Le chômage, lui, repart à la hausse. 7,7 % de la population active selon l’Insee, soit 44 000 chômeurs supplémentaires en trois mois. Depuis un an, 119 000 Français ont perdu leur emploi. On nous expliquait que la reprise était solide : elle ne tenait, visiblement, qu’à la patience du tissu économique. Et cette patience, aujourd’hui, s’épuise.

Les entreprises de taille intermédiaire ne sont pas épargnées. Le baromètre PME-ETI Grant Thornton montre que seules 2 % d’entre elles envisagent encore de recruter. Du jamais-vu depuis 2020. L’immense majorité préfère geler les effectifs. Non pas par manque d’envie ou de projets, mais parce que le climat politique rend tout engagement risqué. Dans un pays où chaque réforme se termine dans la rue et chaque vote au Parlement dans le chaos, qui oserait encore embaucher ?

Les dirigeants interrogés sont clairs : 62 % estiment que la situation politique aura un impact négatif majeur sur leur activité. Autrement dit, la confiance est morte. Et rien, pas même la nomination d’un nouveau Premier ministre, n’a suffi à la ranimer. Le « débat budgétaire consternant » évoqué par plusieurs patrons ne fait qu’aggraver les choses. Pendant que les élus rivalisent de fiscalité inventive, les chefs d’entreprise cherchent désespérément de la stabilité. Ce n’est pas la politique qui les empêche de vendre, disent-ils, mais bien le désordre permanent qu’elle entretient.

Les Français ont longtemps cru que la politique n’avait qu’un rapport lointain avec leur vie économique. Erreur : quand les gouvernements changent de ligne tous les six mois, quand le Parlement s’enlise dans des querelles d’ego, quand la seule constante de la politique économique reste la hausse des taxes, c’est tout le pays qui ralentit.

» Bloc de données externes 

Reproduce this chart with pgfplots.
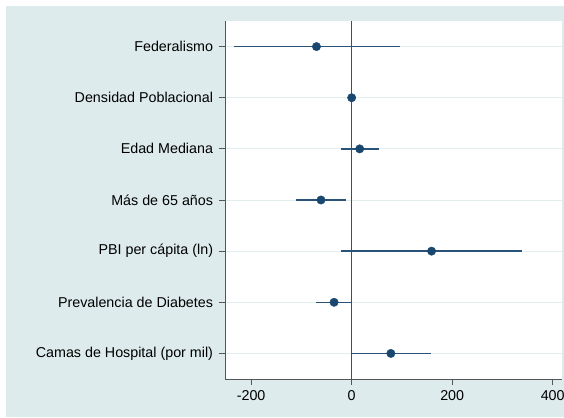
\documentclass[border=0pt]{standalone}
\usepackage{pgfplots}
\pgfplotsset{compat=1.18}
\usepackage{pgfplotstable}
\usepackage{fontspec}
\setmainfont{Liberation Sans}
\definecolor{bgc}{RGB}{222,235,236}
\definecolor{gridc}{RGB}{226,237,238}
\definecolor{navyc}{RGB}{26,71,111}
\definecolor{cilc}{RGB}{40,82,120}
\definecolor{axc}{RGB}{85,85,85}
\pgfplotstableread{
y est lo hi
1 -70 -234 97
2 0 -2 2
3 16 -21 54
4 -61 -110 -11
5 159 -21 338
6 -35 -71 0
7 78 0 158
}\coef
\pgfplotstableread{
x y
0 0.5
0 7.5
}\zeroline
\begin{document}
\fontsize{14.3}{17}\selectfont
\begin{tikzpicture}[x=1pt,y=1pt]
\useasboundingbox (0,0) rectangle (564,417);
\fill[white] (0,0) rectangle (564,417);
\fill[bgc] (6,0) rectangle (564,411);
\begin{axis}[
  at={(225pt,38pt)}, anchor=south west,
  scale only axis, width=337pt, height=358pt,
  xmin=-252, xmax=418.5, ymin=0.5, ymax=7.5,
  y dir=reverse,
  axis background/.style={fill=white},
  axis x line*=bottom, axis y line*=left,
  axis line style={axc, line width=0.8pt},
  every tick/.style={axc, line width=0.8pt},
  tick align=outside,
  major tick length=6pt,
  xtick={-200,0,200,400},
  xticklabels={-200,0,200,400},
  ytick={1,2,3,4,5,6,7},
  yticklabels={Federalismo,Densidad Poblacional,Edad Mediana,M\'as de 65 a\~nos,PBI per c\'apita (ln),Prevalencia de Diabetes,Camas de Hospital (por mil)},
  ymajorgrids,
  major grid style={gridc, line width=0.8pt},
  xticklabel style={font=\fontsize{14.3}{17}\selectfont, yshift=-1pt},
  yticklabel style={font=\fontsize{14.3}{17}\selectfont, xshift=-1pt},
  clip=false,
]
\addplot[red, line width=1.5pt, no marks, forget plot] table[x=x,y=y] {\zeroline};
\addplot[only marks, mark=*, mark size=4.2pt, color=navyc, mark options={fill=navyc, draw=navyc},
  error bars/.cd, x dir=both, x explicit, error mark=none,
  error bar style={draw=cilc, line width=1.3pt}]
  table[x=est, y=y, x error plus expr=\thisrow{hi}-\thisrow{est}, x error minus expr=\thisrow{est}-\thisrow{lo}] {\coef};
\end{axis}
\end{tikzpicture}
\end{document}
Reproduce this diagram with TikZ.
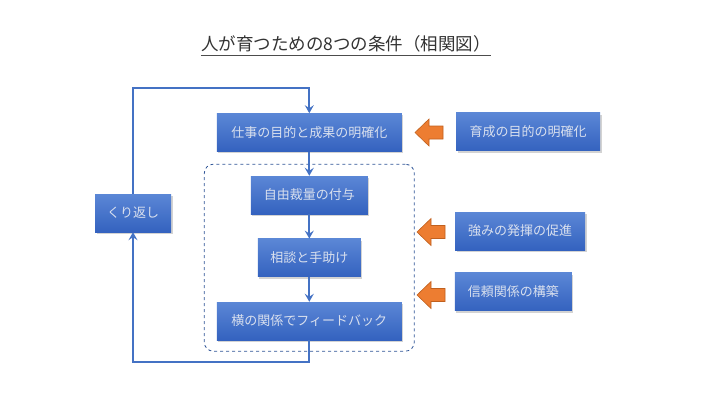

La France n’a pas besoin de nouveaux slogans, mais d’un État prévisible. Ce mot, « prévisible », sonne comme un luxe dans la République des crises permanentes. Tant qu’il manquera, nos entrepreneurs continueront de lever le pied, nos jeunes chercheront ailleurs, et notre chômage poursuivra sa lente remontée.

Car au fond, ce n’est pas seulement la politique qui est instable. C’est le pays tout entier qui s’habitue à vivre dans le brouillard.